══ Supplied material ══
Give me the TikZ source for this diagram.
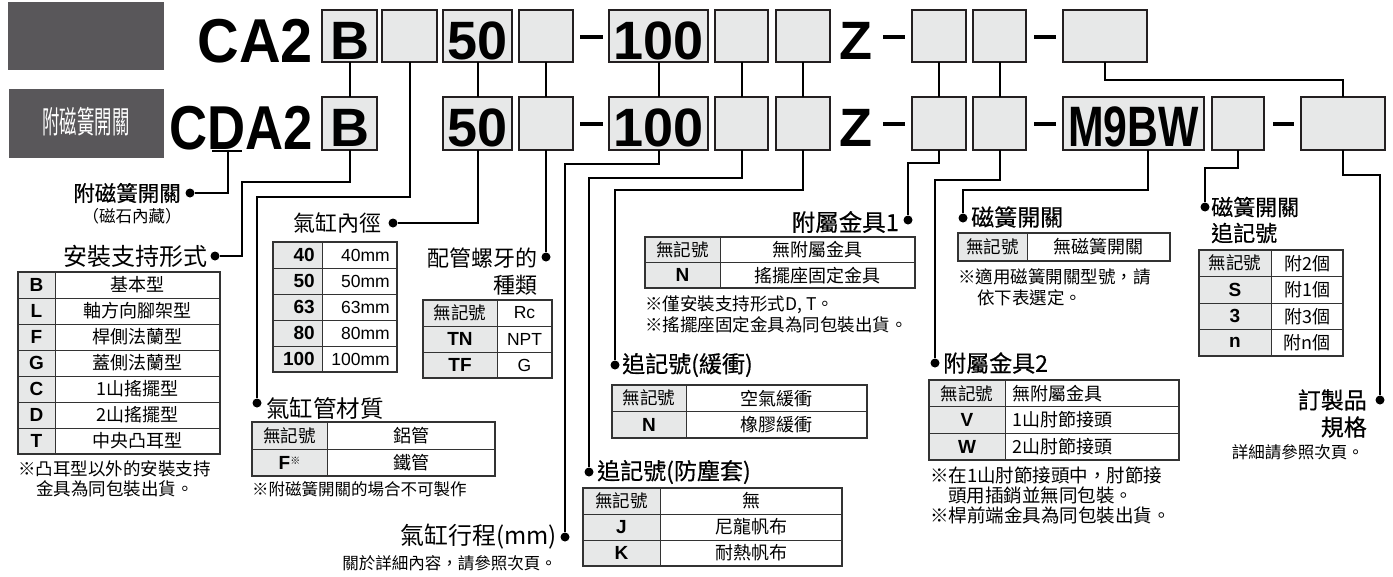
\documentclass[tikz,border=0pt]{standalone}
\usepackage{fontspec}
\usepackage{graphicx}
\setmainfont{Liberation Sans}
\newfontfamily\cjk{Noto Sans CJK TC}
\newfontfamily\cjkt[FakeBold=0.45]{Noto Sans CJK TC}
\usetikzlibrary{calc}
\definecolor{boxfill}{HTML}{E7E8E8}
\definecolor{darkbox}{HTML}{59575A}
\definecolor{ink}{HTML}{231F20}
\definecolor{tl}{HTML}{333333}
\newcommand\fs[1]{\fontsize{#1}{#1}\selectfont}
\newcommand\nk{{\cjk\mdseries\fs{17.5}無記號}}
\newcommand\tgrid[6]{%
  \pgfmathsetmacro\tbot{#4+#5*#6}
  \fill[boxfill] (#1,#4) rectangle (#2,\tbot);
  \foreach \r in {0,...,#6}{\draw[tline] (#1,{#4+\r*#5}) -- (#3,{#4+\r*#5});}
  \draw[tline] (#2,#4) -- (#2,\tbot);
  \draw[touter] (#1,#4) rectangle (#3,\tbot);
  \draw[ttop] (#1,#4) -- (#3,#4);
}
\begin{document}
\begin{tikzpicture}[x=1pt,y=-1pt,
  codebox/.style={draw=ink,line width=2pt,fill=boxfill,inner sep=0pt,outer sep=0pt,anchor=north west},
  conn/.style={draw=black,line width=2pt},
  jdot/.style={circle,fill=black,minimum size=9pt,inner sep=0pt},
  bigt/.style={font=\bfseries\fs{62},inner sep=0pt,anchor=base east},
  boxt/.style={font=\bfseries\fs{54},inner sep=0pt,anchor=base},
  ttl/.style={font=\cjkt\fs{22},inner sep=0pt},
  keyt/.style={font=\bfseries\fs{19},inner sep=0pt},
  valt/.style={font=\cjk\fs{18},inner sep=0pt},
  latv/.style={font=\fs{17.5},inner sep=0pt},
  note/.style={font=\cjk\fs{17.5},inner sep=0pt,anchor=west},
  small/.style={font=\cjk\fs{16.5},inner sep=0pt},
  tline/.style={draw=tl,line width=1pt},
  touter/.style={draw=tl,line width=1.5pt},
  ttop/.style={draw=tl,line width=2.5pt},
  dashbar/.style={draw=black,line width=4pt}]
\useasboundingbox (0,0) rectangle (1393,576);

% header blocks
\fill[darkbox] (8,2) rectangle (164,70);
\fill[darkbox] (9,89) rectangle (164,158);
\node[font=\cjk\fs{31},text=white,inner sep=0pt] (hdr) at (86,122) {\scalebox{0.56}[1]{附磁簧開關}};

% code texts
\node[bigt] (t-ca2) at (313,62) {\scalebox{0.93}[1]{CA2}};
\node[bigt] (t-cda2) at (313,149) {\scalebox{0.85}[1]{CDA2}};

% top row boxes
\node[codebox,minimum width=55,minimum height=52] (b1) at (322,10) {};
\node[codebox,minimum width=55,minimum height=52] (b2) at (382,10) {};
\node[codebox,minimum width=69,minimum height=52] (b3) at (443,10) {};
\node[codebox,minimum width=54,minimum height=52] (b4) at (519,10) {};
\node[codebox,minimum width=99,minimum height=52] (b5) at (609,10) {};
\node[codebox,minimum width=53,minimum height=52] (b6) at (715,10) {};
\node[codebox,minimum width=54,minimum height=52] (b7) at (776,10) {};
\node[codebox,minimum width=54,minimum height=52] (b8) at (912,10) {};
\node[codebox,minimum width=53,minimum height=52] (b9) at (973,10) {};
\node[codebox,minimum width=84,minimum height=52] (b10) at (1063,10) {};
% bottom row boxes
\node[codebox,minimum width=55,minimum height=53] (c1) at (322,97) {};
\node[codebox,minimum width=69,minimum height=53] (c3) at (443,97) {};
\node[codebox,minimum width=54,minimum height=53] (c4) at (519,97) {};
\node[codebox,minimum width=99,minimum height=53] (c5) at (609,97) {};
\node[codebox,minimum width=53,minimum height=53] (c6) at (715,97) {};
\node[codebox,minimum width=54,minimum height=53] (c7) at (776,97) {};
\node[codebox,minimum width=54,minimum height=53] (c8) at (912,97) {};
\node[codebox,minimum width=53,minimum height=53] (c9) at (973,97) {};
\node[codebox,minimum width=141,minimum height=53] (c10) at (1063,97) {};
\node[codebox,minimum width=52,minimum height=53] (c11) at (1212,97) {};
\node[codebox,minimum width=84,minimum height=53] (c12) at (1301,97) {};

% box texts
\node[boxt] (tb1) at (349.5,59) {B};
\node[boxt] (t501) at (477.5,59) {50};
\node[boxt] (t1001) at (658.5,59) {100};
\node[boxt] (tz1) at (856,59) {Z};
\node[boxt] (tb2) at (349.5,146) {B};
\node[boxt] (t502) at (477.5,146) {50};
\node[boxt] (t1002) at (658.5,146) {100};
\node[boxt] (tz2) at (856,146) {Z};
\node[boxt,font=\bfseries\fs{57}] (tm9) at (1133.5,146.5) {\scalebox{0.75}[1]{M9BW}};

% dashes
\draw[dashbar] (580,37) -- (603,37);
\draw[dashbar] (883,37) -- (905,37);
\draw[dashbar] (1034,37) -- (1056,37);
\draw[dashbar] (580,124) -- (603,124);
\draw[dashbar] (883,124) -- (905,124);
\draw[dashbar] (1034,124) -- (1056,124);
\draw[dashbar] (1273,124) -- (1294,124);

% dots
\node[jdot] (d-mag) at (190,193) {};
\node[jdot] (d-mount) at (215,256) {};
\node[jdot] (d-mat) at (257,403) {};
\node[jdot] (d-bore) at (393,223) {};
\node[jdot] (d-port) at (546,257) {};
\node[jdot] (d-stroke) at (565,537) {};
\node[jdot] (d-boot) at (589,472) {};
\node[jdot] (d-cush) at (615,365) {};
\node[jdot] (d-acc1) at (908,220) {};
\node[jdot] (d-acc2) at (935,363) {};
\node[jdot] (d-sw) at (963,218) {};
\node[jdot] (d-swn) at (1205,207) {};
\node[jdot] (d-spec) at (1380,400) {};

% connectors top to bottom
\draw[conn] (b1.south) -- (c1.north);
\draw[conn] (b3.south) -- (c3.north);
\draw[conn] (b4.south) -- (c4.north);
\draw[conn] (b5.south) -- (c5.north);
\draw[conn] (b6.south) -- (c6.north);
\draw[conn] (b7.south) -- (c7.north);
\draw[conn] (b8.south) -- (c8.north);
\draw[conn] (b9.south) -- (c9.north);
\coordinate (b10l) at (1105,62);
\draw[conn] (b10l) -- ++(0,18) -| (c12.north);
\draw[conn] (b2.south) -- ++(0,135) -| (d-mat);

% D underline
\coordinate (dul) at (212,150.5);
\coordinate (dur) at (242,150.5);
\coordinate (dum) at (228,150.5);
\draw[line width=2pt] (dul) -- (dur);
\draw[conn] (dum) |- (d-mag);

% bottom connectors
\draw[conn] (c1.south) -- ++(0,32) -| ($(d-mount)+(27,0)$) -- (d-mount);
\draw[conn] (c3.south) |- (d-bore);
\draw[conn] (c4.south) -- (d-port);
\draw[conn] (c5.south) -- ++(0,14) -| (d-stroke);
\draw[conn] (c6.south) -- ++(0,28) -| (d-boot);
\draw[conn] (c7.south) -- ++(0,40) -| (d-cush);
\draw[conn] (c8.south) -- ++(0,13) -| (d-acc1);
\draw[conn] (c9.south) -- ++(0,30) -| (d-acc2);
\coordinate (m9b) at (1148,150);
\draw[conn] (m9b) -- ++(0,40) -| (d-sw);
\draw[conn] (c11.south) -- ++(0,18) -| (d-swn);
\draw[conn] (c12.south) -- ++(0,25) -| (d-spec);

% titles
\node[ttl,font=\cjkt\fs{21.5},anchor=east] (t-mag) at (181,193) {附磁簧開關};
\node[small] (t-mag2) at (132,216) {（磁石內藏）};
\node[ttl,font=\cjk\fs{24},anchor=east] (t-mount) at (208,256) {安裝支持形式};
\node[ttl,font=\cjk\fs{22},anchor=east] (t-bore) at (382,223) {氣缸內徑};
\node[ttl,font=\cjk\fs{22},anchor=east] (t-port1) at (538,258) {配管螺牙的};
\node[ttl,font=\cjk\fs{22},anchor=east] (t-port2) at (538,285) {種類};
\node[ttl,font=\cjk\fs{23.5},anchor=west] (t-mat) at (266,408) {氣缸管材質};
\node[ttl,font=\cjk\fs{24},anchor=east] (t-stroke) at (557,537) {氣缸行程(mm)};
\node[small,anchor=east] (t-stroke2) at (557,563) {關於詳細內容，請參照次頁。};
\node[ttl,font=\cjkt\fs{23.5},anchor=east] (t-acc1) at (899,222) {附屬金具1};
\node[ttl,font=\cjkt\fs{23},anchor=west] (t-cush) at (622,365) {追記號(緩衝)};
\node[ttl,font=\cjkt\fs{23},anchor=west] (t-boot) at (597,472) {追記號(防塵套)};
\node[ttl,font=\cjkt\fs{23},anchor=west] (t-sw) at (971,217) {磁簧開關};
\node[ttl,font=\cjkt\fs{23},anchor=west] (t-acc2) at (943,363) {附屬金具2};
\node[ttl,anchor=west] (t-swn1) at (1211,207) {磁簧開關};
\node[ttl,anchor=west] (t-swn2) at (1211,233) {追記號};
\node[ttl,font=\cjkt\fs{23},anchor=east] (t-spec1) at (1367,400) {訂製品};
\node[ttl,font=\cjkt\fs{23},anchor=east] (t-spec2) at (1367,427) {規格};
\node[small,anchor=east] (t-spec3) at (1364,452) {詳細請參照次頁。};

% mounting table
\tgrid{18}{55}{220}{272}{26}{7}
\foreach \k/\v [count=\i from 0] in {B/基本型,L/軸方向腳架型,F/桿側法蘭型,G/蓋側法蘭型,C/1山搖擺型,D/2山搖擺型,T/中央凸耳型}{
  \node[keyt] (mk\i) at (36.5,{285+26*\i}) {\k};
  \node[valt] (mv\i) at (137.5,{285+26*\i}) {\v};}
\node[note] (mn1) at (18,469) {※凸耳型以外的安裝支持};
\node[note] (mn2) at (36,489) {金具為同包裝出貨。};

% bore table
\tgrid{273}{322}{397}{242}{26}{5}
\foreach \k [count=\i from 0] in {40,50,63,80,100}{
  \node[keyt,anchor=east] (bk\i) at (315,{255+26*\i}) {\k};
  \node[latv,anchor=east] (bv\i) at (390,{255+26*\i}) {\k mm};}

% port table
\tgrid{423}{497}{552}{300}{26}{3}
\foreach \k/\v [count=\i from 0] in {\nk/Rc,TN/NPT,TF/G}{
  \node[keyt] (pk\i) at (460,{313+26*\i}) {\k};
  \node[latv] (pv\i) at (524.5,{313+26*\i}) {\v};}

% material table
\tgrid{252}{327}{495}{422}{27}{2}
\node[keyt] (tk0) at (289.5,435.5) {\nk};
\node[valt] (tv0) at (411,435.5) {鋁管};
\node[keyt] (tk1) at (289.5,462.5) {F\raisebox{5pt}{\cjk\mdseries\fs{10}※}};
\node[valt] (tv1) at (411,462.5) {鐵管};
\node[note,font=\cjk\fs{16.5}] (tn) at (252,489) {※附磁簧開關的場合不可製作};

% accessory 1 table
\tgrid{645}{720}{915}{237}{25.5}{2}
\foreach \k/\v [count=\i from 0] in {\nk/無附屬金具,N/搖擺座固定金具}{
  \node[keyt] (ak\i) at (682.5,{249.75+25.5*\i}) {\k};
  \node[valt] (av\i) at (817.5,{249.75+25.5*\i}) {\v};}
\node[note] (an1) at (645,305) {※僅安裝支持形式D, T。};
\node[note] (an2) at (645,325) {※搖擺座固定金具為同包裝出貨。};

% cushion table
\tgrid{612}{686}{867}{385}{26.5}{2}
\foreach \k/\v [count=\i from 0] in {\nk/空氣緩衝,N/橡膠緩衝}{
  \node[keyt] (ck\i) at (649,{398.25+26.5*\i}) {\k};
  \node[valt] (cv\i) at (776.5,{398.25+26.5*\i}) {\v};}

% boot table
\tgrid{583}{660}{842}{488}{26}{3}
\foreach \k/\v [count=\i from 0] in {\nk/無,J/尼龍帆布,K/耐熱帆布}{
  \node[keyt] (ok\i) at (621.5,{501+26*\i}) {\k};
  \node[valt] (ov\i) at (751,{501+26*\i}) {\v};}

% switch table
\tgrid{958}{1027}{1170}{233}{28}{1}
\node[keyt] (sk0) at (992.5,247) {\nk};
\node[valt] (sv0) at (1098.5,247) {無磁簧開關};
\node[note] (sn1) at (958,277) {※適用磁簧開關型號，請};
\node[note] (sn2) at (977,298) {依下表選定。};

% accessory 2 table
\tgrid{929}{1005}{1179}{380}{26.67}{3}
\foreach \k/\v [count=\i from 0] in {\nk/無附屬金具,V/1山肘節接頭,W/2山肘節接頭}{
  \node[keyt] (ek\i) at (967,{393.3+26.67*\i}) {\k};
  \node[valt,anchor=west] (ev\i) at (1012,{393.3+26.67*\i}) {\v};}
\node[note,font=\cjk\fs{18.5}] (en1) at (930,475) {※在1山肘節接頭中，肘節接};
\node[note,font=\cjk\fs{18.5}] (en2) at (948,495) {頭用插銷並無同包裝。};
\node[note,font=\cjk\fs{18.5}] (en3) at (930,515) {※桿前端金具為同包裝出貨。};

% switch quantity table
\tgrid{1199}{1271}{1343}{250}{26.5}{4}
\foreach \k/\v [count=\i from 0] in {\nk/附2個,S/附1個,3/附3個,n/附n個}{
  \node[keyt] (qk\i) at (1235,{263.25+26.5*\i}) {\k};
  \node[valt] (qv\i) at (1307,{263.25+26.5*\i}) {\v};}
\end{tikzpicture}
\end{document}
═══
Leave the pictures out and reproduce exactly the lines from the top of the listing above through the line with "sep=0pt] (hdr) at".

Give me the TikZ source for this diagram.
\documentclass[tikz,border=0pt]{standalone}
\usepackage{fontspec}
\usepackage{graphicx}
\setmainfont{Liberation Sans}
\newfontfamily\cjk{Noto Sans CJK TC}
\newfontfamily\cjkt[FakeBold=0.45]{Noto Sans CJK TC}
\usetikzlibrary{calc}
\definecolor{boxfill}{HTML}{E7E8E8}
\definecolor{darkbox}{HTML}{59575A}
\definecolor{ink}{HTML}{231F20}
\definecolor{tl}{HTML}{333333}
\newcommand\fs[1]{\fontsize{#1}{#1}\selectfont}
\newcommand\nk{{\cjk\mdseries\fs{17.5}無記號}}
\newcommand\tgrid[6]{%
  \pgfmathsetmacro\tbot{#4+#5*#6}
  \fill[boxfill] (#1,#4) rectangle (#2,\tbot);
  \foreach \r in {0,...,#6}{\draw[tline] (#1,{#4+\r*#5}) -- (#3,{#4+\r*#5});}
  \draw[tline] (#2,#4) -- (#2,\tbot);
  \draw[touter] (#1,#4) rectangle (#3,\tbot);
  \draw[ttop] (#1,#4) -- (#3,#4);
}
\begin{document}
\begin{tikzpicture}[x=1pt,y=-1pt,
  codebox/.style={draw=ink,line width=2pt,fill=boxfill,inner sep=0pt,outer sep=0pt,anchor=north west},
  conn/.style={draw=black,line width=2pt},
  jdot/.style={circle,fill=black,minimum size=9pt,inner sep=0pt},
  bigt/.style={font=\bfseries\fs{62},inner sep=0pt,anchor=base east},
  boxt/.style={font=\bfseries\fs{54},inner sep=0pt,anchor=base},
  ttl/.style={font=\cjkt\fs{22},inner sep=0pt},
  keyt/.style={font=\bfseries\fs{19},inner sep=0pt},
  valt/.style={font=\cjk\fs{18},inner sep=0pt},
  latv/.style={font=\fs{17.5},inner sep=0pt},
  note/.style={font=\cjk\fs{17.5},inner sep=0pt,anchor=west},
  small/.style={font=\cjk\fs{16.5},inner sep=0pt},
  tline/.style={draw=tl,line width=1pt},
  touter/.style={draw=tl,line width=1.5pt},
  ttop/.style={draw=tl,line width=2.5pt},
  dashbar/.style={draw=black,line width=4pt}]
\useasboundingbox (0,0) rectangle (1393,576);

% header blocks
\fill[darkbox] (8,2) rectangle (164,70);
\fill[darkbox] (9,89) rectangle (164,158);
\node[font=\cjk\fs{31},text=white,inner sep=0pt] (hdr) at (86,122) {\scalebox{0.56}[1]{附磁簧開關}};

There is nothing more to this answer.